Image: Ali Banisadr on Nicolas Poussin
Featured in The Brooklyn Rail

Ali Banisadr on Nicolas Poussin Critics Page: Painting as Contemplation in a Time of Upheaval

September 2025

Poussin was a painter of order, of logic, of restraint—yet within that, he contained the storm. He painted during a time of political and religious upheaval, yet his works often suggest a deep desire to resolve disorder into harmony.

[...]

This summer I’ve been painting in the Hudson Valley, and the landscape has opened itself to me in unexpected ways. I’ve always loved landscape painting, but now that I live within it—inside a forest, surrounded by the slow rhythms of light and air and growth—my understanding of it has changed. Poussin’s landscapes, so often seen as mythological or classical, suddenly feel vivid and real. He wasn’t just painting Arcadia as a fiction. He was painting the lived experience of nature as metaphor, nature as story, nature as force.

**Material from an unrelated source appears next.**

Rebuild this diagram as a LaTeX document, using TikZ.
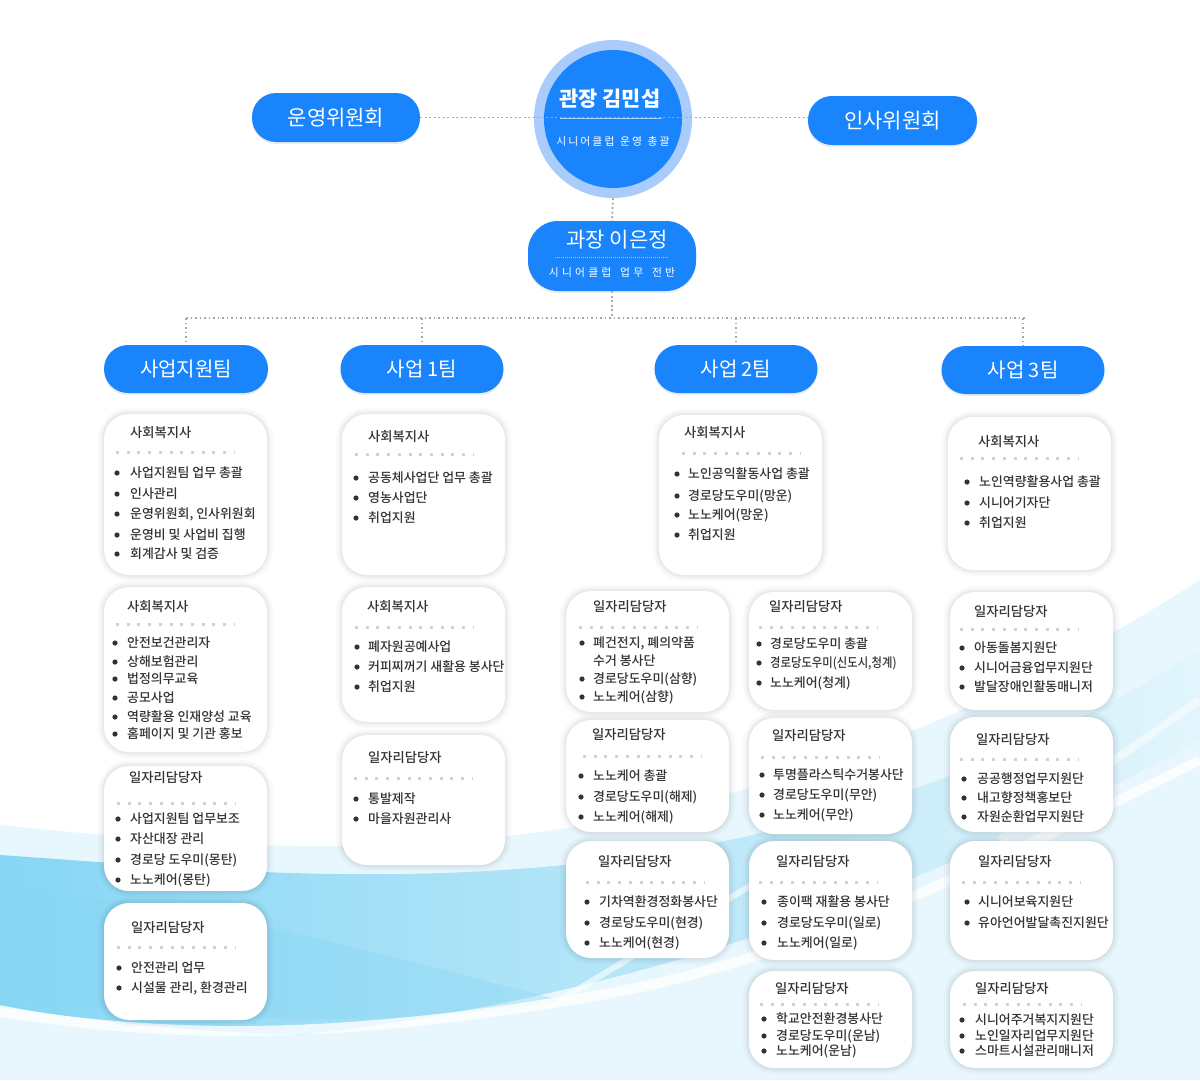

Recently I completed a painting called The Flood, a work that finds some of its lineage in Poussin’s The Deluge (at the Louvre). Like his, mine is a vision of apocalyptic nature, of humanity engulfed by water and time. But it also echoes older myths—the flood in the Epic of Gilgamesh, the Biblical deluge, John Milton’s Paradise Lost. What interests me is how this myth recurs across cultures: the flood as both punishment and purification, a communication from the gods. My version of the flood shares something with Poussin’s: the horror of the sublime, the moment when nature reclaims everything. But where his painting organizes the chaos into visual coherence, mine perhaps dwells more in the turbulence itself.